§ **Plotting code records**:
↓
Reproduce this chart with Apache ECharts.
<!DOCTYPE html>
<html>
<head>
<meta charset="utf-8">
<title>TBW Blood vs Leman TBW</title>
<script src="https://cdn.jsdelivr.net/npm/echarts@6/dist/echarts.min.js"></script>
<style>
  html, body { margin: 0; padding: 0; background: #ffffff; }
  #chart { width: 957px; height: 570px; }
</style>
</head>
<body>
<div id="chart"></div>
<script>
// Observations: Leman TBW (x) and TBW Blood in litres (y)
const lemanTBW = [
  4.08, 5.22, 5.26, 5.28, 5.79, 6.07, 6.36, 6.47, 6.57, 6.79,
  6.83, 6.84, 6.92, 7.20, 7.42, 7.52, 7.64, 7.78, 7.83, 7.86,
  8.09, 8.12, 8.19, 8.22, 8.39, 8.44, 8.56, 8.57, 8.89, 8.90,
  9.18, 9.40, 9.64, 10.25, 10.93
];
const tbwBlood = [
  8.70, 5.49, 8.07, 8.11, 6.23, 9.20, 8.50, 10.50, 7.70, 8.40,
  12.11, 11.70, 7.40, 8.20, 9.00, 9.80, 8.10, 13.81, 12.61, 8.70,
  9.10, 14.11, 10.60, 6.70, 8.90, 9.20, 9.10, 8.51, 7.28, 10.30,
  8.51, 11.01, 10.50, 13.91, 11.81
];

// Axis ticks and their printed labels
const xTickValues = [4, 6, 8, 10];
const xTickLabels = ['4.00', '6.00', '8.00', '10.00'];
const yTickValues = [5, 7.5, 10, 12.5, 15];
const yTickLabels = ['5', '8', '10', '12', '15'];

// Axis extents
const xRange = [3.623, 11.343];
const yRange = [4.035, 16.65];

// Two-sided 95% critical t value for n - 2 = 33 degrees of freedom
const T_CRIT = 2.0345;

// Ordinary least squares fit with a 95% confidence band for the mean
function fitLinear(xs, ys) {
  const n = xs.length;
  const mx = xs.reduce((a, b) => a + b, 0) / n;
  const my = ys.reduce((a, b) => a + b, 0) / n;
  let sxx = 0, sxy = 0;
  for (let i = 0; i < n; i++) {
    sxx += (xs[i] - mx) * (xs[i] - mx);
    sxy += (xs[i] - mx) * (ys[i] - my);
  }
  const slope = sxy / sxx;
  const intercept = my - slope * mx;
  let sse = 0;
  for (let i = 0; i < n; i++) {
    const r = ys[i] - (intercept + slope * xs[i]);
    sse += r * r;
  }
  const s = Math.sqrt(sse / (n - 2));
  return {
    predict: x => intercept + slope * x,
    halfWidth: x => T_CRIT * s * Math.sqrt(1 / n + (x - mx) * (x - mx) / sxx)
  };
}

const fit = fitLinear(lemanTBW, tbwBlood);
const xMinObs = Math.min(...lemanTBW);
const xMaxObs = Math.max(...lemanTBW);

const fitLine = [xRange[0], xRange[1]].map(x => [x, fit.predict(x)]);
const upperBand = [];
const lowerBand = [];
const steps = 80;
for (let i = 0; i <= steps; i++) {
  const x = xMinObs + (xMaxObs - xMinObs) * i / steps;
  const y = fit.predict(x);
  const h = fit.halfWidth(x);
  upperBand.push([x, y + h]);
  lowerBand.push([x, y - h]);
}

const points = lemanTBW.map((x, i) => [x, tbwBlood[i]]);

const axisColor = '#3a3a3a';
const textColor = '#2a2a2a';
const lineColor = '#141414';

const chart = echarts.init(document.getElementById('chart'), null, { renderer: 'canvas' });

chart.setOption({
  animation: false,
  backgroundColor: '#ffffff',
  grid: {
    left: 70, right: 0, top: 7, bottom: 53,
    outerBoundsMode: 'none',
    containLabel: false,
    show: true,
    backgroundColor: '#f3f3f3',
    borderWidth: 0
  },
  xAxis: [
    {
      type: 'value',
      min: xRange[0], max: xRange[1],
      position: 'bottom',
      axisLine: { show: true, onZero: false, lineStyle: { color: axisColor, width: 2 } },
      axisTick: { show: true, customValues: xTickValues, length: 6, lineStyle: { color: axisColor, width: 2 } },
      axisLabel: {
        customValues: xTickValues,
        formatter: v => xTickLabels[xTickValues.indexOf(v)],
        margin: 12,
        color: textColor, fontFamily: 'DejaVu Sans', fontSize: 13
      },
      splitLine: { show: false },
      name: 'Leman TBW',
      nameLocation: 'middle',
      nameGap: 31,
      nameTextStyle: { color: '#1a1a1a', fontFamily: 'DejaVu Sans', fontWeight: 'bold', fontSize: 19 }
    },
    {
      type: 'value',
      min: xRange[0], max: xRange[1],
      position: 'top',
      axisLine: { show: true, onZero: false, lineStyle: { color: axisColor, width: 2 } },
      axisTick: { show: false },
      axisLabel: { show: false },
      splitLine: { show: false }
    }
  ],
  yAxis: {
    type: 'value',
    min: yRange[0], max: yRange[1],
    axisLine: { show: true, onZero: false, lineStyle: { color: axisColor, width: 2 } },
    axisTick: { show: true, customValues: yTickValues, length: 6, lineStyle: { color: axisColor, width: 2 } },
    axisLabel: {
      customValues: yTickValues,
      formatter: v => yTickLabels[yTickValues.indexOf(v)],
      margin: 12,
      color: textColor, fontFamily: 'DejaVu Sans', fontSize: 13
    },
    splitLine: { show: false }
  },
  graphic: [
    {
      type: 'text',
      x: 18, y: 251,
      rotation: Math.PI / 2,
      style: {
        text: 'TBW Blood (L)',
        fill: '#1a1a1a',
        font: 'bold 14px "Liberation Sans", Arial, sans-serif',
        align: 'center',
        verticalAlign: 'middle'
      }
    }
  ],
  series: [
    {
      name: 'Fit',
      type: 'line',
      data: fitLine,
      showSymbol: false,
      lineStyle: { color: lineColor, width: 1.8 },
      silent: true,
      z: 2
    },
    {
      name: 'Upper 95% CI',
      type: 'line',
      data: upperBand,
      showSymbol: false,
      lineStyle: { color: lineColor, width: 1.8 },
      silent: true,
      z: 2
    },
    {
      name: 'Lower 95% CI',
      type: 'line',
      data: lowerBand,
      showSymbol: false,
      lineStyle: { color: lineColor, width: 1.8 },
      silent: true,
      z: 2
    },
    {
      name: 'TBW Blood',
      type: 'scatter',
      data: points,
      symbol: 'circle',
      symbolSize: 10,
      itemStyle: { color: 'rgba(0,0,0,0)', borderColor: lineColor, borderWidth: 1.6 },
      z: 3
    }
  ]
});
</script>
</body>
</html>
↑
↓
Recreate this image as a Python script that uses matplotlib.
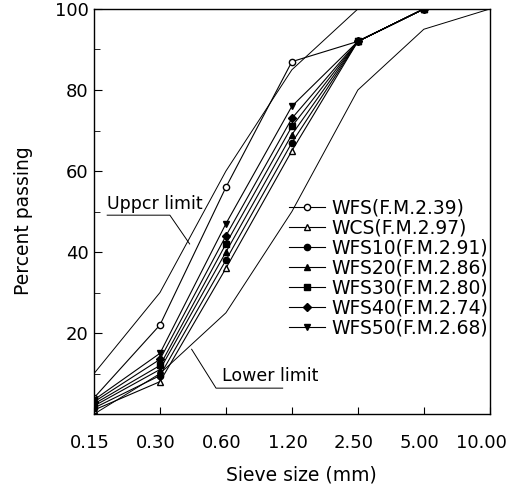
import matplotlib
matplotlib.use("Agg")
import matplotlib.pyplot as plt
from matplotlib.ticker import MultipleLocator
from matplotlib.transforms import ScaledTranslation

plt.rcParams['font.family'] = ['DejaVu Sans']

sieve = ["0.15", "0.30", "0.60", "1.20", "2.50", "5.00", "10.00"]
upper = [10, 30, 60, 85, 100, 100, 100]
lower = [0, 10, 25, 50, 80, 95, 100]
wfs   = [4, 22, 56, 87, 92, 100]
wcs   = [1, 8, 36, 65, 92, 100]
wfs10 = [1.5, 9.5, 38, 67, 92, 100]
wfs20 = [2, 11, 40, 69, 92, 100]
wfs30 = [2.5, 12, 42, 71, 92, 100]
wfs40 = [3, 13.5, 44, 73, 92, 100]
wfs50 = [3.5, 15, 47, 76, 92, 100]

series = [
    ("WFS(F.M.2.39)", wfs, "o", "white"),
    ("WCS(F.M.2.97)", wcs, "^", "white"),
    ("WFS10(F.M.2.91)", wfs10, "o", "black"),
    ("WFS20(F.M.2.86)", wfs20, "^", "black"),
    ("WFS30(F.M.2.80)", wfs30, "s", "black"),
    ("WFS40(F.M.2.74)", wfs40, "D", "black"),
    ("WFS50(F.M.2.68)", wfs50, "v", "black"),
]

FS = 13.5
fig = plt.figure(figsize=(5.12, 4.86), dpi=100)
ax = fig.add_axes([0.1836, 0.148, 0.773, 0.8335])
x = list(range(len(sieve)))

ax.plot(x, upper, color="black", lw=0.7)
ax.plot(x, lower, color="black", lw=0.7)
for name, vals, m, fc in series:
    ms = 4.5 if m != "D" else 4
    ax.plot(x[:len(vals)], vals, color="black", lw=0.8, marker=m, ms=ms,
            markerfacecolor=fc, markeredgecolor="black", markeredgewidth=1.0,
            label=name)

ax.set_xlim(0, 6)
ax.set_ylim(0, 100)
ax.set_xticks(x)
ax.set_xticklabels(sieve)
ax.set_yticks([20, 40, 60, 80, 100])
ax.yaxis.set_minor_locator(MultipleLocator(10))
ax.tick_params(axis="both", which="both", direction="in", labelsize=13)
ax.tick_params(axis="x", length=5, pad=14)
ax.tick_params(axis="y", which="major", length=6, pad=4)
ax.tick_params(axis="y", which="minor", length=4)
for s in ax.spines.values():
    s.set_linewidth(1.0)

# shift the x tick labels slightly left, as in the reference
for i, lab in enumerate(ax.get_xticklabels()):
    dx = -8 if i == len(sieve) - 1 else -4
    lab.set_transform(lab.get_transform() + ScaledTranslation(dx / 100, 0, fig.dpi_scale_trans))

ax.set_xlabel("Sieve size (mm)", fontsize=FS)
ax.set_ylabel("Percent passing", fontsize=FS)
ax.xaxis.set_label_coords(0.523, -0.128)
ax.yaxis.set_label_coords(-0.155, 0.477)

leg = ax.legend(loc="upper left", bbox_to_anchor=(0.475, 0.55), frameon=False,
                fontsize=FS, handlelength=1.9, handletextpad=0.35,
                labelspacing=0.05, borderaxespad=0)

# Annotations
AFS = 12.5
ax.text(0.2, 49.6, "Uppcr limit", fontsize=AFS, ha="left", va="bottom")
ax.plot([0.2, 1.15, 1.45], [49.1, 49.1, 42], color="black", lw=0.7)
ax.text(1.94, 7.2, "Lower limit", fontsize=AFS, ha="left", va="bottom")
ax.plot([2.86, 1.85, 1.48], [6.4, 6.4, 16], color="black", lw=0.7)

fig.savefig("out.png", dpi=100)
↑
§ **EXERCISE AIM**: Extract exactly the run of lines beginning at the line with "Reproduce this chart with Apache ECharts." and ending at the line with "const T_CRIT = 2.0345;", including both ends and nothing beyond them.

§ **TASK OUTPUT**:
Reproduce this chart with Apache ECharts.
<!DOCTYPE html>
<html>
<head>
<meta charset="utf-8">
<title>TBW Blood vs Leman TBW</title>
<script src="https://cdn.jsdelivr.net/npm/echarts@6/dist/echarts.min.js"></script>
<style>
  html, body { margin: 0; padding: 0; background: #ffffff; }
  #chart { width: 957px; height: 570px; }
</style>
</head>
<body>
<div id="chart"></div>
<script>
// Observations: Leman TBW (x) and TBW Blood in litres (y)
const lemanTBW = [
  4.08, 5.22, 5.26, 5.28, 5.79, 6.07, 6.36, 6.47, 6.57, 6.79,
  6.83, 6.84, 6.92, 7.20, 7.42, 7.52, 7.64, 7.78, 7.83, 7.86,
  8.09, 8.12, 8.19, 8.22, 8.39, 8.44, 8.56, 8.57, 8.89, 8.90,
  9.18, 9.40, 9.64, 10.25, 10.93
];
const tbwBlood = [
  8.70, 5.49, 8.07, 8.11, 6.23, 9.20, 8.50, 10.50, 7.70, 8.40,
  12.11, 11.70, 7.40, 8.20, 9.00, 9.80, 8.10, 13.81, 12.61, 8.70,
  9.10, 14.11, 10.60, 6.70, 8.90, 9.20, 9.10, 8.51, 7.28, 10.30,
  8.51, 11.01, 10.50, 13.91, 11.81
];

// Axis ticks and their printed labels
const xTickValues = [4, 6, 8, 10];
const xTickLabels = ['4.00', '6.00', '8.00', '10.00'];
const yTickValues = [5, 7.5, 10, 12.5, 15];
const yTickLabels = ['5', '8', '10', '12', '15'];

// Axis extents
const xRange = [3.623, 11.343];
const yRange = [4.035, 16.65];

// Two-sided 95% critical t value for n - 2 = 33 degrees of freedom
const T_CRIT = 2.0345;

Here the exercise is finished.